During the symposium Accelerating Care and Education—Digital Health and Diabetes Support—Patient and Provider Perspectives, four presenters will discuss practical applications of various technologies that have enabled rapid changes to diabetes education and care. The two-hour session, which will include a live video question-and-answer period, begins at 2:15 p.m. ET Monday, June 28.
Kelly M. Rawlings, MS, Director of Program Design, Vida Health, will share lived experiences that illustrate how technology can bring providers and patients together in less periodic and more continuous ways. Technology—be it a flash glucose monitor, data-sharing platform, diabetes management app with health coaching, or video call allowing for a visual check of a lumpy infusion site—isn’t magic, Rawlings said, but a tool that creates connections.
“The small, randomized control trials of digital diabetes management and education platforms and programs reveal a common qualitative theme: Participants perceive feeling connected continuously with a human who cares,” Rawlings said. “It’s not necessarily the super-slick interface or a gamified experience that seem to matter, but the tech-enabled, human-care connection.”
Technology-enabled care and education aids certainly aren’t new, but the COVID-19 pandemic created many novel interventions, along with improved reimbursement for telehealth services, Rawlings noted. “Natural experiments at warp speed,” she said.
After Rawlings provides a patient’s perspective of diabetes technology, three educational leaders will discuss diabetes care and education innovation in the digital world.
Marci Butcher, RD, LN, CDCES, FADCES, Quality Diabetes Education Initiative Coordinator/Consultant, Montana Diabetes Program, Montana Department of Public Health and Human Services, will discuss Montana’s use of telehealth technology for diabetes self-management education and support (DSMES) services. The state has used telehealth to reach people in rural communities for many years, Butcher said, but COVID-19 showed decisively that telehealth provides a unique opportunity to reach people where they live, regardless of their ZIP code.

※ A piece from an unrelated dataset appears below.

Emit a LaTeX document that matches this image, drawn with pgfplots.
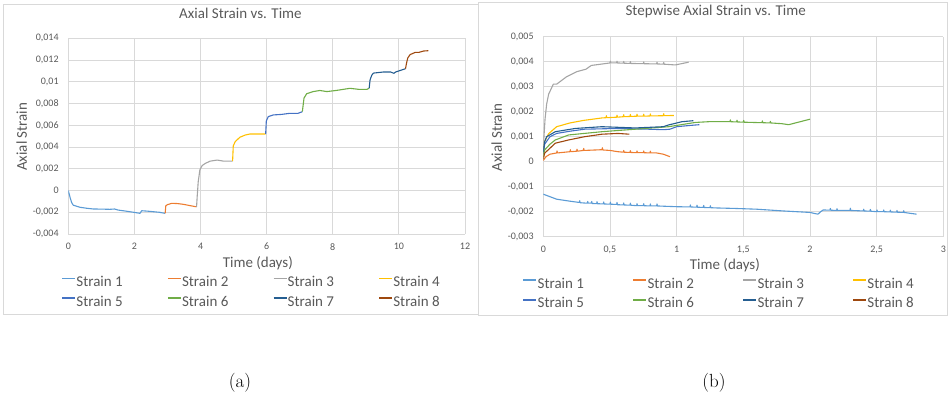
\documentclass[border=0pt]{standalone}
\usepackage{pgfplots}
\pgfplotsset{compat=1.18}
\usepackage{fontspec}
\newfontfamily\carlito{Carlito}
\definecolor{sA}{HTML}{5B9BD5}
\definecolor{sB}{HTML}{ED7D31}
\definecolor{sC}{HTML}{A5A5A5}
\definecolor{sD}{HTML}{FFC000}
\definecolor{sE}{HTML}{4472C4}
\definecolor{sF}{HTML}{70AD47}
\definecolor{sG}{HTML}{255E91}
\definecolor{sH}{HTML}{9E480E}
\definecolor{gridgray}{HTML}{D9D9D9}
\definecolor{txtgray}{HTML}{595959}
\definecolor{boxgray}{HTML}{D9D9D9}
\pgfplotsset{excel/.style={
  scale only axis, anchor=south west,
  scaled x ticks=false, scaled y ticks=false,
  axis line style={draw=none}, major tick length=0pt, tick style={draw=none},
  grid=major, grid style={color=gridgray, line width=0.8pt},
  ticklabel style={font=\carlito\fontsize{10}{12}\selectfont, text=txtgray, inner sep=0pt},
  x tick label style={yshift=-9pt},
  y tick label style={xshift=-9.5pt},
  label style={font=\carlito\fontsize{15}{18}\selectfont, text=txtgray},
  title style={font=\carlito\fontsize{15}{18}\selectfont, text=txtgray, anchor=center},
  legend style={draw=none, fill=none, font=\carlito\fontsize{15}{18}\selectfont, text=txtgray,
     legend columns=4, anchor=center, nodes={inner sep=0pt}, row sep=8pt},
  every axis plot/.append style={line width=1.1pt, mark=none, line join=round},
}}
\newcommand\leg[2]{\addlegendimage{legend image code/.code={\draw[draw=#1, line width=1.4pt] (0pt,3.5pt) -- (13pt,3.5pt);}}\addlegendentry{#2}}
\begin{document}
\begin{tikzpicture}[x=1pt,y=1pt]
\useasboundingbox (0,0) rectangle (948,399);
\draw[boxgray, line width=0.8pt] (3,395) rectangle (478.5,85);
\draw[boxgray, line width=0.8pt] (478.3,396.3) rectangle (947.5,84);
\node[font=\fontsize{19}{22}\selectfont] at (240,16) {(a)};
\node[font=\fontsize{19}{22}\selectfont] at (714,16) {(b)};

% ---------------- (a) ----------------
\begin{axis}[excel, at={(68.3pt,165pt)}, width=396.7pt, height=195.7pt,
  xmin=0, xmax=12, ymin=-0.004, ymax=0.014,
  xtick={0,2,4,6,8,10,12}, xticklabels={0,2,4,6,8,10,12},
  ytick={-0.004,-0.002,0,0.002,0.004,0.006,0.008,0.01,0.012,0.014},
  yticklabels={{-0,004},{-0,002},{0},{0,002},{0,004},{0,006},{0,008},{0,01},{0,012},{0,014}},
  title={Axial Strain vs. Time}, title style={at={(axis description cs:0.434,1.0986)}},
  xlabel={Time (days)}, xlabel style={at={(axis description cs:0.4777,-0.148)}, anchor=center},
  ylabel={Axial Strain}, ylabel style={at={(axis description cs:-0.1175,0.497)}, anchor=center},
  legend style={at={(axis description cs:0.4596,-0.295)},
     /tikz/every even column/.append style={column sep=44.4pt},
     /tikz/every odd column/.append style={column sep=0.5pt}},
]
\addplot[sA, forget plot] coordinates {(0,0) (0.05,-0.0006) (0.1,-0.0011) (0.15,-0.00135) (0.35,-0.00154) (0.55,-0.00163) (0.76,-0.0017) (1.0,-0.00171) (1.26,-0.00173) (1.4,-0.0017) (1.51,-0.0018) (1.75,-0.0019) (1.97,-0.002) (2.17,-0.0021) (2.22,-0.00186) (2.4,-0.0019) (2.57,-0.00195) (2.75,-0.002) (2.93,-0.0021)};
\addplot[sB, forget plot] coordinates {(2.93,-0.0021) (2.95,-0.0014) (3.0,-0.0013) (3.13,-0.00118) (3.3,-0.0012) (3.48,-0.00127) (3.7,-0.0014) (3.86,-0.00149) (3.88,-0.0015)};
\addplot[sC, forget plot] coordinates {(3.88,-0.0015) (3.9,-0.0005) (3.93,0.0008) (3.98,0.0019) (4.05,0.0023) (4.15,0.0025) (4.29,0.0027) (4.5,0.0028) (4.7,0.0027) (4.97,0.0027)};
\addplot[sD, forget plot] coordinates {(4.97,0.0027) (4.99,0.0041) (5.05,0.0045) (5.19,0.0049) (5.35,0.0051) (5.5,0.0052) (5.8,0.0052) (5.97,0.0052)};
\addplot[sE, forget plot] coordinates {(5.97,0.0052) (5.99,0.0064) (6.05,0.0068) (6.2,0.00695) (6.45,0.0070) (6.7,0.0071) (6.95,0.0071) (7.08,0.00725)};
\addplot[sF, forget plot] coordinates {(7.08,0.00725) (7.13,0.0085) (7.21,0.0089) (7.41,0.0091) (7.61,0.0092) (7.82,0.0091) (8.1,0.0092) (8.52,0.0094) (8.8,0.0093) (9.03,0.0093) (9.1,0.0094)};
\addplot[sG, forget plot] coordinates {(9.1,0.0094) (9.13,0.0102) (9.18,0.0106) (9.23,0.0108) (9.53,0.0109) (9.75,0.0109) (9.85,0.01078) (9.9,0.0109) (10.1,0.0111) (10.2,0.0112)};
\addplot[sH, forget plot] coordinates {(10.2,0.0112) (10.23,0.0117) (10.27,0.0122) (10.34,0.0125) (10.49,0.0127) (10.6,0.0127) (10.75,0.01283) (10.89,0.01286)};
\leg{sA}{Strain 1}\leg{sB}{Strain 2}\leg{sC}{Strain 3}\leg{sD}{Strain 4}
\leg{sE}{Strain 5}\leg{sF}{Strain 6}\leg{sG}{Strain 7}\leg{sH}{Strain 8}
\end{axis}

% ---------------- (b) ----------------
\begin{axis}[excel, at={(543.3pt,162.3pt)}, width=400pt, height=200pt,
  xmin=0, xmax=3, ymin=-0.003, ymax=0.005,
  xtick={0,0.5,1,1.5,2,2.5,3}, xticklabels={0,{0,5},1,{1,5},2,{2,5},3},
  ytick={-0.003,-0.002,-0.001,0,0.001,0.002,0.003,0.004,0.005},
  yticklabels={{-0,003},{-0,002},{-0,001},{0},{0,001},{0,002},{0,003},{0,004},{0,005}},
  title={Stepwise Axial Strain vs. Time}, title style={at={(axis description cs:0.431,1.096)}},
  xlabel={Time (days)}, xlabel style={at={(axis description cs:0.454,-0.1415)}, anchor=center},
  ylabel={Axial Strain}, ylabel style={at={(axis description cs:-0.1165,0.496)}, anchor=center},
  legend style={at={(axis description cs:0.4375,-0.2845)},
     /tikz/every even column/.append style={column sep=48.7pt},
     /tikz/every odd column/.append style={column sep=0.5pt}},
]
\addplot[sA, forget plot] coordinates {(0,-0.0013) (0.05,-0.0014) (0.1,-0.0015) (0.2,-0.00158) (0.27,-0.00163) (0.273,-0.00156) (0.276,-0.00164) (0.3,-0.00165) (0.33,-0.00166) (0.333,-0.00159) (0.336,-0.00166) (0.36,-0.00166) (0.363,-0.00159) (0.366,-0.00167) (0.4,-0.00168) (0.403,-0.0016) (0.406,-0.00168) (0.45,-0.00169) (0.453,-0.00161) (0.456,-0.00169) (0.5,-0.0017) (0.503,-0.00162) (0.506,-0.0017) (0.55,-0.00171) (0.553,-0.00163) (0.556,-0.00172) (0.6,-0.00173) (0.603,-0.00165) (0.606,-0.00173) (0.65,-0.00174) (0.653,-0.00166) (0.656,-0.00174) (0.7,-0.00176) (0.703,-0.00168) (0.706,-0.00176) (0.75,-0.00176) (0.753,-0.00168) (0.756,-0.00176) (0.8,-0.00177) (0.803,-0.00169) (0.806,-0.00177) (0.85,-0.00177) (0.853,-0.00169) (0.856,-0.00177) (0.9,-0.00178) (1.0,-0.0018) (1.1,-0.00181) (1.103,-0.00173) (1.106,-0.00181) (1.15,-0.00182) (1.153,-0.00174) (1.156,-0.00182) (1.2,-0.00183) (1.203,-0.00175) (1.206,-0.00183) (1.25,-0.00184) (1.253,-0.00176) (1.256,-0.00184) (1.3,-0.00185) (1.44,-0.00187) (1.6,-0.0019) (1.8,-0.00197) (2.0,-0.00203) (2.06,-0.0021) (2.08,-0.002) (2.1,-0.00193) (2.15,-0.00194) (2.153,-0.00187) (2.156,-0.00194) (2.2,-0.00195) (2.203,-0.00188) (2.206,-0.00195) (2.3,-0.00195) (2.303,-0.00186) (2.306,-0.00195) (2.4,-0.00197) (2.403,-0.0019) (2.406,-0.00197) (2.45,-0.00198) (2.453,-0.00191) (2.456,-0.00198) (2.5,-0.002) (2.503,-0.00193) (2.506,-0.002) (2.55,-0.002) (2.553,-0.00193) (2.556,-0.002) (2.6,-0.00201) (2.603,-0.00194) (2.606,-0.00201) (2.65,-0.00202) (2.653,-0.00195) (2.656,-0.00202) (2.7,-0.00203) (2.703,-0.00196) (2.706,-0.00203) (2.8,-0.0021)};
\addplot[sB, forget plot] coordinates {(0,0.00005) (0.02,0.0002) (0.05,0.0003) (0.1,0.00035) (0.103,0.00043) (0.106,0.00035) (0.2,0.0004) (0.203,0.00048) (0.206,0.0004) (0.25,0.00042) (0.253,0.0005) (0.256,0.00042) (0.3,0.00045) (0.303,0.00053) (0.306,0.00045) (0.44,0.00048) (0.443,0.00056) (0.446,0.00047) (0.5,0.00045) (0.56,0.0004) (0.6,0.00038) (0.603,0.00045) (0.606,0.00038) (0.65,0.00037) (0.653,0.00044) (0.656,0.00037) (0.7,0.00036) (0.703,0.00043) (0.706,0.00036) (0.75,0.00036) (0.753,0.00043) (0.756,0.00036) (0.8,0.00035) (0.803,0.00042) (0.806,0.00035) (0.85,0.00035) (0.9,0.0003) (0.95,0.0002)};
\addplot[sC, forget plot] coordinates {(0,0.0003) (0.005,0.001) (0.013,0.0017) (0.025,0.0023) (0.04,0.0027) (0.075,0.0031) (0.1,0.0031) (0.175,0.0034) (0.25,0.0036) (0.32,0.0037) (0.36,0.00385) (0.43,0.0039) (0.5,0.00395) (0.503,0.00402) (0.506,0.00395) (0.55,0.00395) (0.553,0.00402) (0.556,0.00395) (0.6,0.00394) (0.603,0.00401) (0.606,0.00394) (0.65,0.00393) (0.653,0.004) (0.656,0.00393) (0.75,0.00392) (0.753,0.00399) (0.756,0.00392) (0.85,0.00391) (0.853,0.00398) (0.856,0.00391) (0.9,0.0039) (0.903,0.00397) (0.906,0.0039) (0.99,0.00387) (1.09,0.00398)};
\addplot[sD, forget plot] coordinates {(0,0.0003) (0.01,0.0008) (0.04,0.00112) (0.1,0.0014) (0.2,0.00155) (0.3,0.00165) (0.44,0.00175) (0.47,0.00176) (0.473,0.00184) (0.476,0.00176) (0.55,0.00178) (0.553,0.00186) (0.556,0.00178) (0.6,0.0018) (0.603,0.00188) (0.606,0.0018) (0.65,0.00181) (0.653,0.00189) (0.656,0.00181) (0.7,0.00182) (0.703,0.0019) (0.706,0.00182) (0.75,0.00182) (0.753,0.0019) (0.756,0.00182) (0.8,0.00183) (0.803,0.00191) (0.806,0.00183) (0.9,0.00184) (0.903,0.00192) (0.906,0.00184) (0.98,0.00185)};
\addplot[sE, forget plot] coordinates {(0,0.0003) (0.01,0.0007) (0.05,0.001) (0.1,0.00113) (0.2,0.00122) (0.31,0.0013) (0.56,0.00133) (0.79,0.0013) (0.9,0.00128) (0.95,0.0013) (1.0,0.0014) (1.1,0.00145) (1.17,0.00148)};
\addplot[sF, forget plot] coordinates {(0,0.0002) (0.01,0.00047) (0.05,0.0007) (0.09,0.00087) (0.19,0.00107) (0.44,0.0012) (0.69,0.0013) (0.94,0.0014) (1.14,0.00157) (1.24,0.0016) (1.4,0.0016) (1.403,0.00167) (1.406,0.0016) (1.45,0.00159) (1.453,0.00166) (1.456,0.00159) (1.5,0.00158) (1.503,0.00165) (1.506,0.00158) (1.64,0.00156) (1.643,0.00163) (1.646,0.00156) (1.7,0.00155) (1.703,0.00161) (1.706,0.00155) (1.79,0.00152) (1.84,0.00148) (2.0,0.0017)};
\addplot[sG, forget plot] coordinates {(0,0.0004) (0.01,0.0008) (0.025,0.001) (0.09,0.0012) (0.24,0.00133) (0.44,0.0014) (0.69,0.00135) (0.9,0.0014) (0.94,0.00147) (1.04,0.0016) (1.125,0.00164)};
\addplot[sH, forget plot] coordinates {(0,0.0001) (0.01,0.00034) (0.09,0.00074) (0.19,0.00087) (0.31,0.001) (0.44,0.0011) (0.56,0.00113) (0.645,0.0011)};
\leg{sA}{Strain 1}\leg{sB}{Strain 2}\leg{sC}{Strain 3}\leg{sD}{Strain 4}
\leg{sE}{Strain 5}\leg{sF}{Strain 6}\leg{sG}{Strain 7}\leg{sH}{Strain 8}
\end{axis}
\end{tikzpicture}
\end{document}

But to reach telehealth’s full potential, the diabetes community must advocate for legislation that will make the telehealth waivers that were introduced during the pandemic permanently available, she said.
Butcher also will share lessons learned about delivering engaging and effective DSMES services.

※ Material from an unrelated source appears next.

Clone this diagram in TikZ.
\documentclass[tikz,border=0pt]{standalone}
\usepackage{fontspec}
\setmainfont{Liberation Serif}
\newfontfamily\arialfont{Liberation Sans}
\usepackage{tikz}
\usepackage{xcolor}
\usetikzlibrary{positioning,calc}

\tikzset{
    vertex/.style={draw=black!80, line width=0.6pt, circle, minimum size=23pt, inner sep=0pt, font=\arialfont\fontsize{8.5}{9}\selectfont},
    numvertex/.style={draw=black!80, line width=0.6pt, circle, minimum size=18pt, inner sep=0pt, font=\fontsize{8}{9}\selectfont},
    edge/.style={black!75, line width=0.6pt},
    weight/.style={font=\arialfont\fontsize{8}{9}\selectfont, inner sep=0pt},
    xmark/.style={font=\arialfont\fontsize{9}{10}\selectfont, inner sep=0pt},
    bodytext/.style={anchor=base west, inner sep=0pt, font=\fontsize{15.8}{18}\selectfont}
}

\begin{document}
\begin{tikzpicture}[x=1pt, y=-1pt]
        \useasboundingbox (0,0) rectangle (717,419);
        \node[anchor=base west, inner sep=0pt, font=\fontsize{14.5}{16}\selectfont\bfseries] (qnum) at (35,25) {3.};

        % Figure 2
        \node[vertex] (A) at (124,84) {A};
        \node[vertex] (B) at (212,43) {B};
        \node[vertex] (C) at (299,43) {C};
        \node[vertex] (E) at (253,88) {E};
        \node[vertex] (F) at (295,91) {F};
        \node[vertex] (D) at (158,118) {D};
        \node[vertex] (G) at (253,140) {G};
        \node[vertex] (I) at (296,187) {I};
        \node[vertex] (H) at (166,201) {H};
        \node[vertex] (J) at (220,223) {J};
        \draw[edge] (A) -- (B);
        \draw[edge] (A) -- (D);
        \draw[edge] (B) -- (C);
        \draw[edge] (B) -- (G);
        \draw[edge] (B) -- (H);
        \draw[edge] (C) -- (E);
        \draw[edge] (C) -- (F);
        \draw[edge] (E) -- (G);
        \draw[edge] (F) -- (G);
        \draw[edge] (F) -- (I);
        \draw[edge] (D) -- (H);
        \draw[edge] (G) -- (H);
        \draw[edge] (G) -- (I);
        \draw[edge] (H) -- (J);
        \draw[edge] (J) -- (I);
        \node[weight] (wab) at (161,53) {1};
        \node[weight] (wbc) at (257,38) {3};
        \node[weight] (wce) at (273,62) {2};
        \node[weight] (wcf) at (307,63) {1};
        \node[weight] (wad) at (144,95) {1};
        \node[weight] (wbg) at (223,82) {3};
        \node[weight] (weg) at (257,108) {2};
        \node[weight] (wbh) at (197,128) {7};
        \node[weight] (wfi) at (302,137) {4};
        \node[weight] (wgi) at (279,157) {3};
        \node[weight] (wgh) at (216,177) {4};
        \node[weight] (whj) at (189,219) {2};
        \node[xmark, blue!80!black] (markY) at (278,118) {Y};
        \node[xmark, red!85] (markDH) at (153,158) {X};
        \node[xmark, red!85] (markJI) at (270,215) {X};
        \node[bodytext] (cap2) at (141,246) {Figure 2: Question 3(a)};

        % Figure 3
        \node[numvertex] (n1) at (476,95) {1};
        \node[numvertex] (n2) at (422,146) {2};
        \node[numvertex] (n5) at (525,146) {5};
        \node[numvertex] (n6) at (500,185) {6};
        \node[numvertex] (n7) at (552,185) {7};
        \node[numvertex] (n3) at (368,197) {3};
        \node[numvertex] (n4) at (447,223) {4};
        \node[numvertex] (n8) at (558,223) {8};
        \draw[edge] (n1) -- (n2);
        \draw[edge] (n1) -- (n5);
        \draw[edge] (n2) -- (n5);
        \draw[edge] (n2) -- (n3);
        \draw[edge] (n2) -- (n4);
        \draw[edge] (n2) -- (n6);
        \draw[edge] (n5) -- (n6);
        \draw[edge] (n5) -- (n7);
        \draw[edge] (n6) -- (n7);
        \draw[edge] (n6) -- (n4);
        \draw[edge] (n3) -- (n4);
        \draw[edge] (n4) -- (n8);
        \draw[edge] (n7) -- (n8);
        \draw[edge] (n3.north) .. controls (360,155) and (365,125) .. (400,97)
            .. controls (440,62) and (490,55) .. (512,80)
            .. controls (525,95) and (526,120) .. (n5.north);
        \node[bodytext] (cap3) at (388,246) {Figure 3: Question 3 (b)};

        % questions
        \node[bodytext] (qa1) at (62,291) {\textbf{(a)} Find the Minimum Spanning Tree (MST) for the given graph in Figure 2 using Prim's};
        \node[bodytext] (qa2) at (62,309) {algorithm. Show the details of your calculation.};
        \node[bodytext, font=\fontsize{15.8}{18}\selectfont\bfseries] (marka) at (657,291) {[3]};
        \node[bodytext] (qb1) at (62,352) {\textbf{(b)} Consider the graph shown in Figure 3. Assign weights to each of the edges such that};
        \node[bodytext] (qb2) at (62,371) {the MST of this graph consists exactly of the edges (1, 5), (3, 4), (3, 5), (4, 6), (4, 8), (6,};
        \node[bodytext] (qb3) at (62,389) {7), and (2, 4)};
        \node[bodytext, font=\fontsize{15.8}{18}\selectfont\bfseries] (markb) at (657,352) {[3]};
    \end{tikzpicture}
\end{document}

“Telehealth isn’t just simply delivering the same old DSMES services through a screen,” Butcher said. “We have to embrace not just the technology piece, but delivering the meaningful experience of DSMES.”

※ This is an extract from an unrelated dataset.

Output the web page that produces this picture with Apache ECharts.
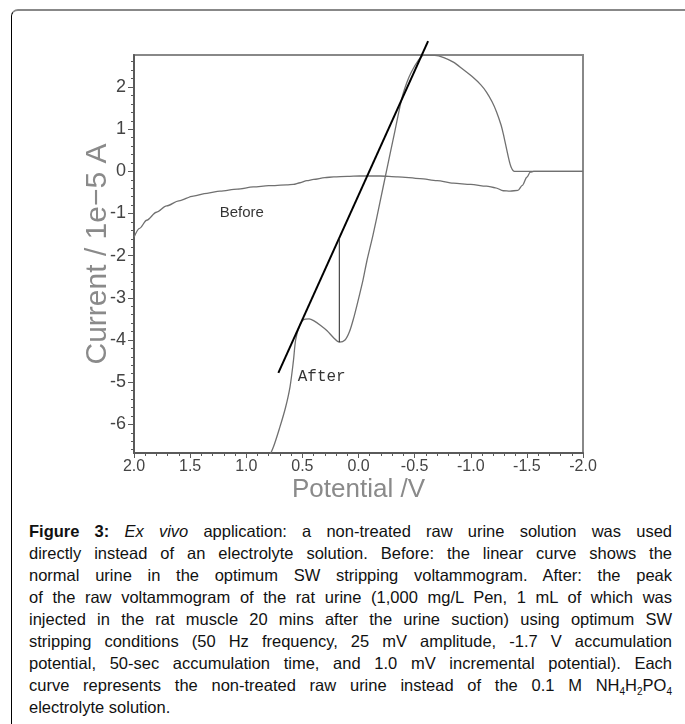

Also during the session, Patricia Hathway Montesinos, MSN, APRN, FNP-BC, BC-ADM, CDCES, MedStar Health, will discuss the use of technology to enable transitions in care by connecting the diabetes management care team. And Ilias (Elias) Spanakis, MD, CDCES, Associate Professor, University of Maryland School of Medicine, will discuss the use of continuous glucose monitoring for hypoglycemia mitigation in the inpatient setting.